Easy Bacon & Cheddar-Stuffed Cherry Tomatoes

EASY BACON CHEDDAR-STUFFED CHERRY TOMATOES

Image: Betty Crocker

12 cherry tomatoes, cut in half crosswise & de-seeded
1/2 Cup grated Cheddar cheese
1/2 Cup soft cream cheese (e.g. Mascarpone, Ricotta)
bacon, cooked and crumbled – either mix into the cheese or sprinkle it atop each tomato half
1 tablespoon chopped fresh chives

Take a small spoon and scoop out the tomato halves to remove juice and seeds.
Blend the grated Cheddar and the soft cream cheese together until it’s fluffy; adjust amounts to get a good consistency for piping (if your cheeses are cold they will pipe at a different consistency than if they are room temperature).
Pipe* cheese spread on top of each tomato half. Sprinkle each with chives. Arrange on serving platter.

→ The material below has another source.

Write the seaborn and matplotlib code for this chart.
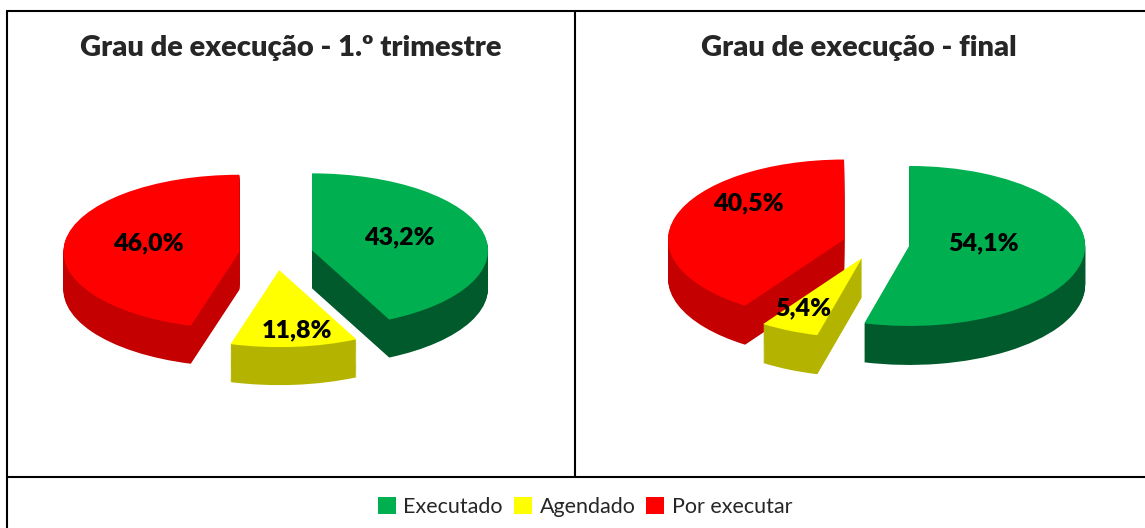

*To pipe the cheese, use either a piping tool that you have, or the following if you don’t have anything fancy:  Fill the cheese into a zip-lock or sandwich plastic bag, and squeeze it down into one corner; nip the corner off just a small bit with scissors; fill it into the cherry tomato halves; if you want it a bit more decorative, run the tines of a fork in a pattern across the cheese.